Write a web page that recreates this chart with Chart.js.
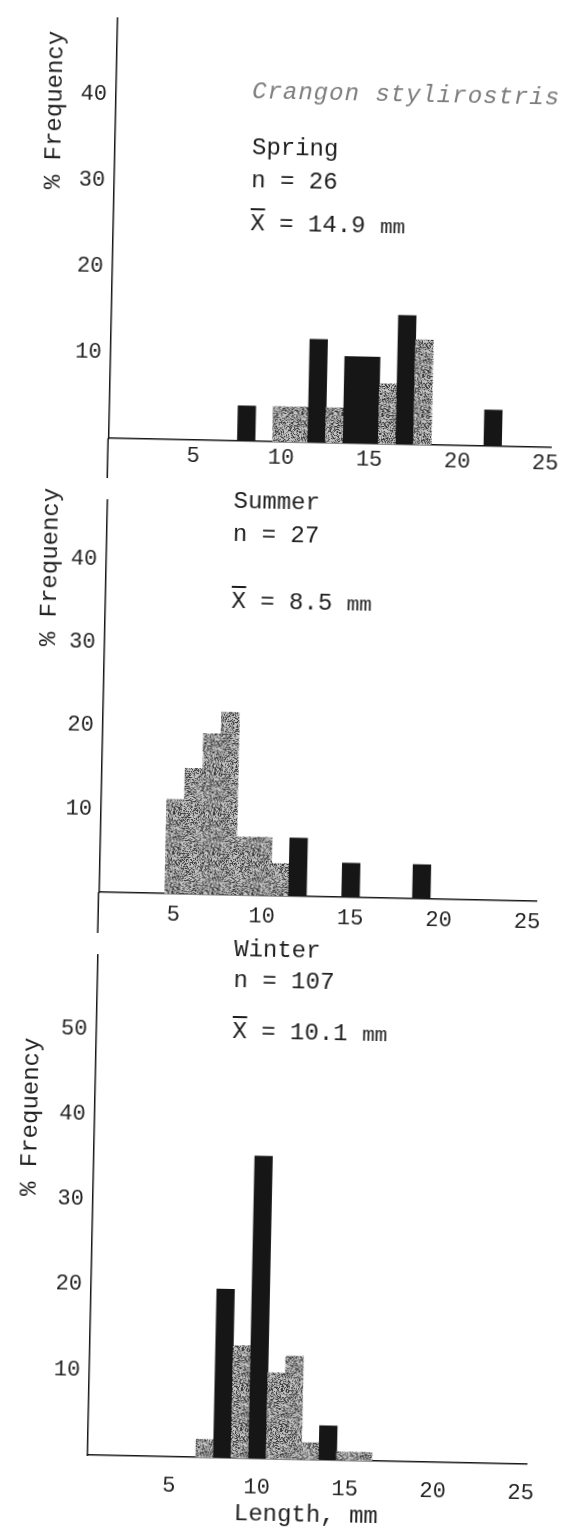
<!DOCTYPE html>
<html>
<head>
<meta charset="utf-8">
<title>Crangon stylirostris length frequency</title>
<script src="https://cdn.jsdelivr.net/npm/chart.js@4.4.1/dist/chart.umd.min.js"></script>
<style>
  html, body { margin: 0; padding: 0; background: #fff; }
  body { width: 572px; height: 1537px; overflow: hidden; position: relative; }
  /* the printed sheet sits a little askew */
  #sheet { position: absolute; left: 0; top: 0; width: 572px; height: 1537px;
           transform: rotate(1.2deg); transform-origin: 286px 768px; }
  #sheet canvas { position: absolute; left: 0; }
  .note { position: absolute; font-family: 'Liberation Mono', monospace; font-size: 24px;
          line-height: 26px; color: #1e1e1e; white-space: pre; }
  .species { font-style: italic; color: #7c7c7c; letter-spacing: 1px; }
  .xbar { text-decoration: overline; }
  .mm { font-size: 21px; }
  .ylab { position: absolute; font-family: 'Liberation Mono', monospace; font-size: 24px;
          color: #1e1e1e; white-space: nowrap; transform: translate(-50%, -50%) rotate(-90deg); }
</style>
</head>
<body>
<div id="sheet"></div>
<script>
// length classes (mm) and % frequency per season
const springLengths = [8, 10, 11, 12, 13, 14, 15, 16, 17, 18, 22];
const springFreq    = [4.1, 4.1, 4.1, 12.0, 4.1, 10.1, 10.1, 7.0, 15.0, 12.2, 4.2];
const springDark    = [8, 12, 14, 15, 17, 22];

const summerLengths = [5, 6, 7, 8, 9, 10, 11, 12, 15, 19];
const summerFreq    = [11.3, 15.1, 19.3, 21.9, 7.0, 7.0, 3.9, 7.0, 4.1, 4.1];
const summerDark    = [12, 15, 19];

const winterLengths = [7, 8, 9, 10, 11, 12, 13, 14, 15, 16];
const winterFreq    = [2.1, 19.8, 13.2, 35.5, 10.1, 12.1, 2.0, 4.0, 1.0, 1.0];
const winterDark    = [8, 10, 14];

const seasons     = ['Spring', 'Summer', 'Winter'];
const sampleSizes = [26, 27, 107];
const meanLengths = ['14.9', '8.5', '10.1'];

const lengthTicks = [5, 10, 15, 20, 25];
const freqTicks   = [10, 20, 30, 40];
const winterTicks = [10, 20, 30, 40, 50];

const INK = '#161616';
const FONT = { family: "'Liberation Mono', monospace", size: 22 };

// speckled grey like a worn photocopy
function makeStipple() {
  const c = document.createElement('canvas');
  c.width = c.height = 40;
  const g = c.getContext('2d');
  const img = g.createImageData(40, 40);
  for (let i = 0; i < 1600; i++) {
    const x = i % 40, y = (i / 40) | 0;
    let h = Math.imul(x, 374761393) + Math.imul(y, 668265263);
    h = Math.imul(h ^ (h >>> 13), 1274126177);
    h = (h ^ (h >>> 16)) >>> 0;
    const r = h % 100;
    const v = r < 25 ? 60 : r < 60 ? 135 : 195;
    img.data[i * 4] = img.data[i * 4 + 1] = img.data[i * 4 + 2] = v;
    img.data[i * 4 + 3] = 255;
  }
  g.putImageData(img, 0, 0);
  return g.createPattern(c, 'repeat');
}
const stipple = makeStipple();

// carry the y axis on down past the baseline
const axisTail = {
  id: 'axisTail',
  afterDraw(chart, args, opts) {
    if (!opts.on) return;
    const { ctx, chartArea } = chart;
    ctx.save();
    ctx.strokeStyle = INK;
    ctx.lineWidth = 1.5;
    ctx.beginPath();
    ctx.moveTo(chartArea.left - 0.75, chartArea.bottom);
    ctx.lineTo(chartArea.left - 0.75, chart.height);
    ctx.stroke();
    ctx.restore();
  }
};

const panels = [
  { top: 0,   height: 482, padTop: 12, padRight: 28, xMin: 0.2,  xMax: 25.3, yMax: 48.86,
    axisH: 40, tickPad: 3,  lengths: springLengths, freq: springFreq, dark: springDark,
    yTicks: freqTicks, tail: true, xTitle: false },
  { top: 482, height: 455, padTop: 0,  padRight: 33, xMin: 0.8,  xMax: 25.5, yMax: 47.05,
    axisH: 41, tickPad: 8,  lengths: summerLengths, freq: summerFreq, dark: summerDark,
    yTicks: freqTicks, tail: true, xTitle: false },
  { top: 937, height: 600, padTop: 0,  padRight: 31, xMin: 0.35, xMax: 25.3, yMax: 58.65,
    axisH: 78, tickPad: 16, lengths: winterLengths, freq: winterFreq, dark: winterDark,
    yTicks: winterTicks, tail: false, xTitle: true }
];

const sheet = document.getElementById('sheet');

panels.forEach(p => {
  const canvas = document.createElement('canvas');
  canvas.width = 572;
  canvas.height = p.height;
  canvas.style.top = p.top + 'px';
  sheet.appendChild(canvas);

  new Chart(canvas, {
    type: 'bar',
    data: {
      datasets: [{
        data: p.lengths.map((x, i) => ({ x: x, y: p.freq[i] })),
        backgroundColor: c => p.dark.includes(c.raw.x) ? INK : stipple,
        borderWidth: 0,
        barPercentage: 1,
        categoryPercentage: 1
      }]
    },
    options: {
      responsive: false,
      animation: false,
      events: [],
      layout: { padding: { top: p.padTop, right: p.padRight, left: 0, bottom: 0 } },
      plugins: {
        legend: { display: false },
        tooltip: { enabled: false },
        axisTail: { on: p.tail }
      },
      scales: {
        x: {
          type: 'linear',
          offset: false,
          min: p.xMin,
          max: p.xMax,
          grid: { display: false, drawTicks: false, offset: false },
          border: { display: true, color: INK, width: 1.5 },
          ticks: { font: FONT, color: '#222', padding: p.tickPad, autoSkip: false, maxRotation: 0 },
          afterBuildTicks: s => { s.ticks = lengthTicks.map(v => ({ value: v })); },
          afterFit: s => { s.height = p.axisH; },
          title: {
            display: p.xTitle,
            text: 'Length, mm',
            color: '#1e1e1e',
            font: { family: "'Liberation Mono', monospace", size: 24 },
            padding: { top: 0, bottom: 8 }
          }
        },
        y: {
          min: 0,
          max: p.yMax,
          grid: { display: false, drawTicks: false },
          border: { display: true, color: INK, width: 1.5 },
          ticks: { font: FONT, color: '#222', padding: 9 },
          afterBuildTicks: s => { s.ticks = p.yTicks.map(v => ({ value: v })); },
          afterFit: s => { s.width = 102; }
        }
      }
    },
    plugins: [axisTail]
  });
});

// free text on the sheet
function note(html, left, top, cls) {
  const d = document.createElement('div');
  d.className = 'note' + (cls ? ' ' + cls : '');
  d.style.left = left + 'px';
  d.style.top = top + 'px';
  d.innerHTML = html;
  sheet.appendChild(d);
}

note('Crangon stylirostris', 238, 80, 'species');

const noteSpots = [
  { left: 239, tops: [136, 169, 212] },
  { left: 228, tops: [490, 523, 590] },
  { left: 238, tops: [938, 969, 1020] }
];
seasons.forEach((s, i) => {
  const spot = noteSpots[i];
  note(s, spot.left, spot.tops[0]);
  note('n = ' + sampleSizes[i], spot.left, spot.tops[1]);
  note('<span class="xbar">X</span> = ' + meanLengths[i] + ' <span class="mm">mm</span>',
       spot.left, spot.tops[2]);
});

[[41, 115], [46, 572], [38, 1122]].forEach(([x, y]) => {
  const d = document.createElement('div');
  d.className = 'ylab';
  d.style.left = x + 'px';
  d.style.top = y + 'px';
  d.textContent = '% Frequency';
  sheet.appendChild(d);
});
</script>
</body>
</html>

__________

What to produce: Repeat the data in full and exactly. Omit pictures.

Correct output:
Write a web page that recreates this chart with Chart.js.
<!DOCTYPE html>
<html>
<head>
<meta charset="utf-8">
<title>Crangon stylirostris length frequency</title>
<script src="https://cdn.jsdelivr.net/npm/chart.js@4.4.1/dist/chart.umd.min.js"></script>
<style>
  html, body { margin: 0; padding: 0; background: #fff; }
  body { width: 572px; height: 1537px; overflow: hidden; position: relative; }
  /* the printed sheet sits a little askew */
  #sheet { position: absolute; left: 0; top: 0; width: 572px; height: 1537px;
           transform: rotate(1.2deg); transform-origin: 286px 768px; }
  #sheet canvas { position: absolute; left: 0; }
  .note { position: absolute; font-family: 'Liberation Mono', monospace; font-size: 24px;
          line-height: 26px; color: #1e1e1e; white-space: pre; }
  .species { font-style: italic; color: #7c7c7c; letter-spacing: 1px; }
  .xbar { text-decoration: overline; }
  .mm { font-size: 21px; }
  .ylab { position: absolute; font-family: 'Liberation Mono', monospace; font-size: 24px;
          color: #1e1e1e; white-space: nowrap; transform: translate(-50%, -50%) rotate(-90deg); }
</style>
</head>
<body>
<div id="sheet"></div>
<script>
// length classes (mm) and % frequency per season
const springLengths = [8, 10, 11, 12, 13, 14, 15, 16, 17, 18, 22];
const springFreq    = [4.1, 4.1, 4.1, 12.0, 4.1, 10.1, 10.1, 7.0, 15.0, 12.2, 4.2];
const springDark    = [8, 12, 14, 15, 17, 22];

const summerLengths = [5, 6, 7, 8, 9, 10, 11, 12, 15, 19];
const summerFreq    = [11.3, 15.1, 19.3, 21.9, 7.0, 7.0, 3.9, 7.0, 4.1, 4.1];
const summerDark    = [12, 15, 19];

const winterLengths = [7, 8, 9, 10, 11, 12, 13, 14, 15, 16];
const winterFreq    = [2.1, 19.8, 13.2, 35.5, 10.1, 12.1, 2.0, 4.0, 1.0, 1.0];
const winterDark    = [8, 10, 14];

const seasons     = ['Spring', 'Summer', 'Winter'];
const sampleSizes = [26, 27, 107];
const meanLengths = ['14.9', '8.5', '10.1'];

const lengthTicks = [5, 10, 15, 20, 25];
const freqTicks   = [10, 20, 30, 40];
const winterTicks = [10, 20, 30, 40, 50];

const INK = '#161616';
const FONT = { family: "'Liberation Mono', monospace", size: 22 };

// speckled grey like a worn photocopy
function makeStipple() {
  const c = document.createElement('canvas');
  c.width = c.height = 40;
  const g = c.getContext('2d');
  const img = g.createImageData(40, 40);
  for (let i = 0; i < 1600; i++) {
    const x = i % 40, y = (i / 40) | 0;
    let h = Math.imul(x, 374761393) + Math.imul(y, 668265263);
    h = Math.imul(h ^ (h >>> 13), 1274126177);
    h = (h ^ (h >>> 16)) >>> 0;
    const r = h % 100;
    const v = r < 25 ? 60 : r < 60 ? 135 : 195;
    img.data[i * 4] = img.data[i * 4 + 1] = img.data[i * 4 + 2] = v;
    img.data[i * 4 + 3] = 255;
  }
  g.putImageData(img, 0, 0);
  return g.createPattern(c, 'repeat');
}
const stipple = makeStipple();

// carry the y axis on down past the baseline
const axisTail = {
  id: 'axisTail',
  afterDraw(chart, args, opts) {
    if (!opts.on) return;
    const { ctx, chartArea } = chart;
    ctx.save();
    ctx.strokeStyle = INK;
    ctx.lineWidth = 1.5;
    ctx.beginPath();
    ctx.moveTo(chartArea.left - 0.75, chartArea.bottom);
    ctx.lineTo(chartArea.left - 0.75, chart.height);
    ctx.stroke();
    ctx.restore();
  }
};

const panels = [
  { top: 0,   height: 482, padTop: 12, padRight: 28, xMin: 0.2,  xMax: 25.3, yMax: 48.86,
    axisH: 40, tickPad: 3,  lengths: springLengths, freq: springFreq, dark: springDark,
    yTicks: freqTicks, tail: true, xTitle: false },
  { top: 482, height: 455, padTop: 0,  padRight: 33, xMin: 0.8,  xMax: 25.5, yMax: 47.05,
    axisH: 41, tickPad: 8,  lengths: summerLengths, freq: summerFreq, dark: summerDark,
    yTicks: freqTicks, tail: true, xTitle: false },
  { top: 937, height: 600, padTop: 0,  padRight: 31, xMin: 0.35, xMax: 25.3, yMax: 58.65,
    axisH: 78, tickPad: 16, lengths: winterLengths, freq: winterFreq, dark: winterDark,
    yTicks: winterTicks, tail: false, xTitle: true }
];

const sheet = document.getElementById('sheet');

panels.forEach(p => {
  const canvas = document.createElement('canvas');
  canvas.width = 572;
  canvas.height = p.height;
  canvas.style.top = p.top + 'px';
  sheet.appendChild(canvas);

  new Chart(canvas, {
    type: 'bar',
    data: {
      datasets: [{
        data: p.lengths.map((x, i) => ({ x: x, y: p.freq[i] })),
        backgroundColor: c => p.dark.includes(c.raw.x) ? INK : stipple,
        borderWidth: 0,
        barPercentage: 1,
        categoryPercentage: 1
      }]
    },
    options: {
      responsive: false,
      animation: false,
      events: [],
      layout: { padding: { top: p.padTop, right: p.padRight, left: 0, bottom: 0 } },
      plugins: {
        legend: { display: false },
        tooltip: { enabled: false },
        axisTail: { on: p.tail }
      },
      scales: {
        x: {
          type: 'linear',
          offset: false,
          min: p.xMin,
          max: p.xMax,
          grid: { display: false, drawTicks: false, offset: false },
          border: { display: true, color: INK, width: 1.5 },
          ticks: { font: FONT, color: '#222', padding: p.tickPad, autoSkip: false, maxRotation: 0 },
          afterBuildTicks: s => { s.ticks = lengthTicks.map(v => ({ value: v })); },
          afterFit: s => { s.height = p.axisH; },
          title: {
            display: p.xTitle,
            text: 'Length, mm',
            color: '#1e1e1e',
            font: { family: "'Liberation Mono', monospace", size: 24 },
            padding: { top: 0, bottom: 8 }
          }
        },
        y: {
          min: 0,
          max: p.yMax,
          grid: { display: false, drawTicks: false },
          border: { display: true, color: INK, width: 1.5 },
          ticks: { font: FONT, color: '#222', padding: 9 },
          afterBuildTicks: s => { s.ticks = p.yTicks.map(v => ({ value: v })); },
          afterFit: s => { s.width = 102; }
        }
      }
    },
    plugins: [axisTail]
  });
});

// free text on the sheet
function note(html, left, top, cls) {
  const d = document.createElement('div');
  d.className = 'note' + (cls ? ' ' + cls : '');
  d.style.left = left + 'px';
  d.style.top = top + 'px';
  d.innerHTML = html;
  sheet.appendChild(d);
}

note('Crangon stylirostris', 238, 80, 'species');

const noteSpots = [
  { left: 239, tops: [136, 169, 212] },
  { left: 228, tops: [490, 523, 590] },
  { left: 238, tops: [938, 969, 1020] }
];
seasons.forEach((s, i) => {
  const spot = noteSpots[i];
  note(s, spot.left, spot.tops[0]);
  note('n = ' + sampleSizes[i], spot.left, spot.tops[1]);
  note('<span class="xbar">X</span> = ' + meanLengths[i] + ' <span class="mm">mm</span>',
       spot.left, spot.tops[2]);
});

[[41, 115], [46, 572], [38, 1122]].forEach(([x, y]) => {
  const d = document.createElement('div');
  d.className = 'ylab';
  d.style.left = x + 'px';
  d.style.top = y + 'px';
  d.textContent = '% Frequency';
  sheet.appendChild(d);
});
</script>
</body>
</html>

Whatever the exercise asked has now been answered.